A: Some changes were made at the posts of general secretary and technical manager because they did not want to cooperate with others in formulating the arrangements of the planned athletic championships. It is in our best interest to have the staff working together and sharing ideas and suggestions, instead of excluding other staff members in making important decisions. The best work is teamwork.
Q: How were you able to get the financial resources to launch all of the local championships you organized, in spite of the fact that the Ministry of Sports and Youth contributes very little?
A: The total approved budget the Ministry of Sports cannot even cover the expenses of a single championship for the local teams.
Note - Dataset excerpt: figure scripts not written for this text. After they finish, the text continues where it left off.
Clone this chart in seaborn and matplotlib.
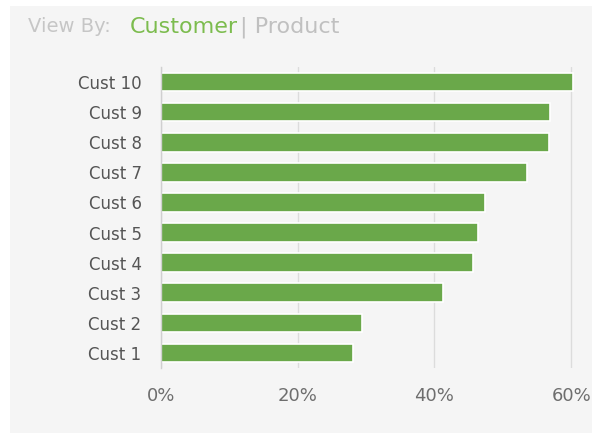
import matplotlib
matplotlib.use("Agg")
import matplotlib.pyplot as plt
from matplotlib.patches import Rectangle
from matplotlib.ticker import FixedLocator, FuncFormatter
import seaborn as sns
import pandas as pd

customers = ["Cust 10", "Cust 9", "Cust 8", "Cust 7", "Cust 6",
             "Cust 5", "Cust 4", "Cust 3", "Cust 2", "Cust 1"]
share_pct = [60.3, 56.9, 56.8, 53.6, 47.4, 46.4, 45.7, 41.3, 29.4, 28.1]
x_ticks = [0, 20, 40, 60]

df = pd.DataFrame({"customer": customers, "share": share_pct})

sns.set_theme(style="white")
plt.rcParams["font.family"] = ["DejaVu Sans"]

panel = "#f5f5f5"
bar_color = "#6aa84a"
text_gray = "#555555"
grid_gray = "#dcdcdc"

fig = plt.figure(figsize=(5.92, 4.33), dpi=100)
fig.patch.set_facecolor("white")
fig.patches.append(Rectangle((10 / 592, 0), 1, 1 - 6 / 433,
                             transform=fig.transFigure, facecolor=panel,
                             edgecolor="none", zorder=-10))

ax = fig.add_axes([161 / 592, 1 - 368 / 433, 417 / 592, 301 / 433])
ax.set_facecolor(panel)

sns.barplot(data=df, y="customer", x="share", orient="h", color=bar_color,
            width=0.62, edgecolor="white", linewidth=1.2, saturation=1, ax=ax)

ax.set_xlim(0, 61)
ax.set_ylim(9.5, -0.5)
ax.xaxis.set_major_locator(FixedLocator(x_ticks))
ax.xaxis.set_major_formatter(FuncFormatter(lambda v, _: f"{v:.0f}%"))
ax.grid(axis="x", color=grid_gray, linewidth=1)
ax.set_axisbelow(True)
ax.set_xlabel("")
ax.set_ylabel("")

for side in ("top", "right", "bottom"):
    ax.spines[side].set_visible(False)
ax.spines["left"].set_color("#d0d0d0")
ax.spines["left"].set_linewidth(1)

ax.tick_params(axis="x", length=0, pad=14, labelsize=13, labelcolor="#6e6e6e")
ax.tick_params(axis="y", length=0, pad=14, labelsize=12, labelcolor=text_gray)
ax.yaxis.set_minor_locator(FixedLocator([i - 0.5 for i in range(len(customers) + 1)]))
ax.tick_params(axis="y", which="minor", length=4, color="#d0d0d0", width=1)

fig.text(28 / 592, 1 - 27 / 433, "View By:", fontsize=14, color="#c6c6c6",
         va="center", ha="left")
fig.text(130 / 592, 1 - 27 / 433, "Customer", fontsize=16, color="#7cbc4e",
         va="center", ha="left")
fig.text(240 / 592, 1 - 27 / 433, "| Product", fontsize=16, color="#c0c0c0",
         va="center", ha="left")

fig.savefig("out.png", dpi=100, facecolor=fig.get_facecolor())
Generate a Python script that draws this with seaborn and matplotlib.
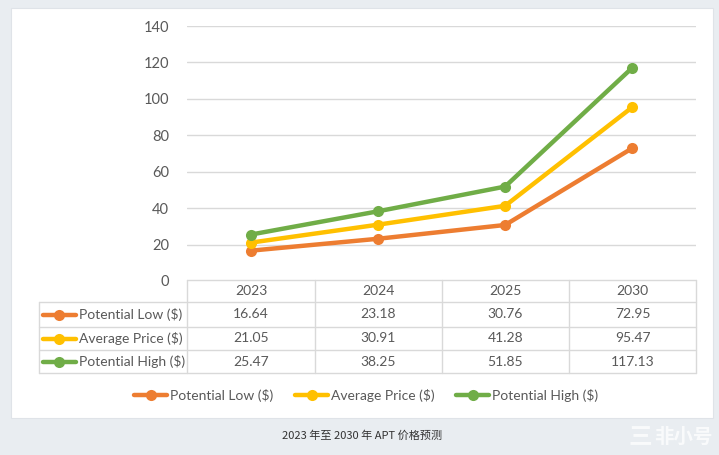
import matplotlib
matplotlib.use("Agg")
import matplotlib.pyplot as plt
from matplotlib.patches import Rectangle
from matplotlib.lines import Line2D
import seaborn as sns
import pandas as pd

years = ["2023", "2024", "2025", "2030"]
series_names = ["Potential Low ($)", "Average Price ($)", "Potential High ($)"]
low = [16.64, 23.18, 30.76, 72.95]
avg = [21.05, 30.91, 41.28, 95.47]
high = [25.47, 38.25, 51.85, 117.13]
yticks = [0, 20, 40, 60, 80, 100, 120, 140]
caption = "2023 年至 2030 年 APT 价格预测"
colors = ["#ED7D31", "#FFC000", "#70AD47"]

values = [low, avg, high]
df = pd.DataFrame({
    "year": years * 3,
    "value": low + avg + high,
    "series": [s for s in series_names for _ in years],
})

sns.set_theme(style="white")
plt.rcParams["font.family"] = ["Lato", "Noto Sans CJK SC", "DejaVu Sans"]

W, H = 719, 455
fig = plt.figure(figsize=(W / 100, H / 100), dpi=100)
fig.patch.set_facecolor("#e9edf1")

def fx(px):
    return px / W

def fy(py):
    return 1 - py / H

FS = 10

# white panel
fig.patches.append(Rectangle((fx(11), fy(418)), fx(702), 410 / H, transform=fig.transFigure,
                             facecolor="white", edgecolor="#dfe3e8", linewidth=0.8, zorder=-5))

# main axes
L, R, T, B = 187, 696, 26, 281
ax = fig.add_axes([fx(L), fy(B), (R - L) / W, (B - T) / H])
ax.set_facecolor("none")
ax.set_zorder(2)
sns.lineplot(data=df, x="year", y="value", hue="series", palette=colors, marker="o",
             markersize=8, markeredgewidth=0, linewidth=3.2, ax=ax, legend=False,
             sort=False, zorder=3)
ax.set_xlim(-0.5, 3.5)
ax.set_ylim(0, 140)
ax.set_yticks(yticks)
ax.set_yticklabels([str(t) for t in yticks], color="#595959", fontsize=FS + 0.5)
ax.tick_params(axis="y", length=0, pad=13)
ax.set_xticks([])
ax.set_xlabel("")
ax.set_ylabel("")
for s in ax.spines.values():
    s.set_visible(False)
ax.grid(axis="y", color="#d9d9d9", linewidth=1)
ax.set_axisbelow(True)

# data table (figure-pixel coordinates)
grid_c = "#d9d9d9"
tcol = "#595959"
col_x = [187, 315, 442, 569, 696]
row_y = [280, 302, 327, 350, 373]
tl = 39

def hline(y, x0, x1):
    fig.add_artist(Line2D([fx(x0), fx(x1)], [fy(y), fy(y)], color=grid_c, lw=1,
                          transform=fig.transFigure))

def vline(x, y0, y1):
    fig.add_artist(Line2D([fx(x), fx(x)], [fy(y0), fy(y1)], color=grid_c, lw=1,
                          transform=fig.transFigure))

hline(row_y[0], col_x[0], col_x[-1])
for y in row_y[1:]:
    hline(y, tl, col_x[-1])
vline(tl, row_y[1], row_y[-1])
for x in col_x:
    vline(x, row_y[0], row_y[-1])

for i, yr in enumerate(years):
    cx = (col_x[i] + col_x[i + 1]) / 2
    fig.text(fx(cx), fy((row_y[0] + row_y[1]) / 2), yr, ha="center", va="center",
             color=tcol, fontsize=FS)

for r, (name, vals, c) in enumerate(zip(series_names, values, colors)):
    cy = (row_y[r + 1] + row_y[r + 2]) / 2
    fig.add_artist(Line2D([fx(43), fx(76)], [fy(cy), fy(cy)], color=c, lw=3.2,
                          transform=fig.transFigure))
    fig.add_artist(Line2D([fx(59.5)], [fy(cy)], color=c, marker="o", markersize=8,
                          markeredgewidth=0, transform=fig.transFigure))
    fig.text(fx(79), fy(cy), name, ha="left", va="center", color=tcol, fontsize=FS)
    for i, v in enumerate(vals):
        cx = (col_x[i] + col_x[i + 1]) / 2
        fig.text(fx(cx), fy(cy), f"{v:.2f}", ha="center", va="center", color=tcol,
                 fontsize=FS)

# bottom legend
leg_y = 395
leg_x = [134, 295, 456]
for x0, name, c in zip(leg_x, series_names, colors):
    fig.add_artist(Line2D([fx(x0), fx(x0 + 33)], [fy(leg_y), fy(leg_y)], color=c, lw=3.2,
                          transform=fig.transFigure))
    fig.add_artist(Line2D([fx(x0 + 16.5)], [fy(leg_y)], color=c, marker="o", markersize=8,
                          markeredgewidth=0, transform=fig.transFigure))
    fig.text(fx(x0 + 36), fy(leg_y), name, ha="left", va="center", color=tcol, fontsize=FS)

# caption
fig.text(fx(362), fy(436), caption, ha="center", va="center", color="#333333", fontsize=8,
         family=["Noto Sans CJK SC", "DejaVu Sans"])

# watermark
fig.text(fx(713), fy(437), "非小号", ha="right", va="center", color="#fbfcfd", fontsize=14,
         family=["Noto Sans CJK SC", "DejaVu Sans"], weight="bold", alpha=0.9)
fig.text(fx(652), fy(437), "三", ha="right", va="center", color="#fbfcfd", fontsize=17,
         family=["Noto Sans CJK SC", "DejaVu Sans"], weight="bold", alpha=0.9)

fig.savefig("out.png", dpi=100, facecolor=fig.get_facecolor())
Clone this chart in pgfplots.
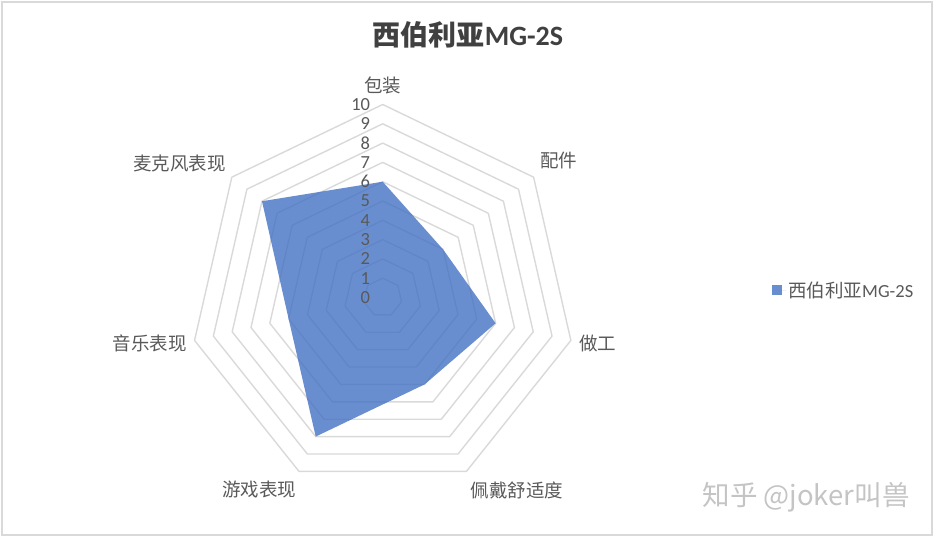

If not for the commercial companies and deals that we make to get financial support through sponsorships and advertisement, we could have done nothing. A good example of this is the latest half marathon held in Sanaa for the president’s trophy. The whole event, which five Arab countries participated in, was totally sponsored by Yemenia Airlines. It is well known that organizing such sports events and preparing our national teams for international events requires a significant amount of money, much more than we get from the government. After our achievements at the Asian games, the International Athletic Federation (IAF) decided to contribute US $7000 annually to our federation for the general management of YAF.
Q: How strong is the relationship between your federation and the Ministry of Sports?
A: We appreciate the attempts of Dr. Abdulwahhab Raweh, the Minister of Sports to arrange plans and programs to help our federation’s activities. However, we have noticed the wide gap between what is happening and what is supposed to happen. Whenever we try to get our rights from the ministry we face an awkward routine at the ministry’s managerial offices. Routine transactions that come to a dead end are the main reason behind not implementing the ministry-funded programs. As an example, the Sports Activity Administration at the ministry always asks us to provide reports of athletic sports events held in governorates in a certain program before even providing the financial support that is vital for that very program to be begin. We also face difficulties in some distant governorates, which do not even have the equipment to send the reports the ministry wants. To avoid all of this, the ministry should hand over the budget of every sports federation at the start of the sports season. At the end of the season, every federation should be responsible to send a report to the ministry.
Q: Do you have a closing statement?
A: We have many ambitions for the future, but they cannot be carried out unless we get more support. I am confident that we can build a strong national athletics team if we can bring about a major change in the way we deal with sports and create better environments to improve athletics and give it more attention. The best areas for athletes to train and develop their abilities are high altitude areas like Sanaa City. The requirements are more care and attention, and of course financial support so that we can do our best in raising our level of performance and bring a bright image to athletic sports in Yemen. Our dream is to raise the Yemeni flag high in Arab and International sports events.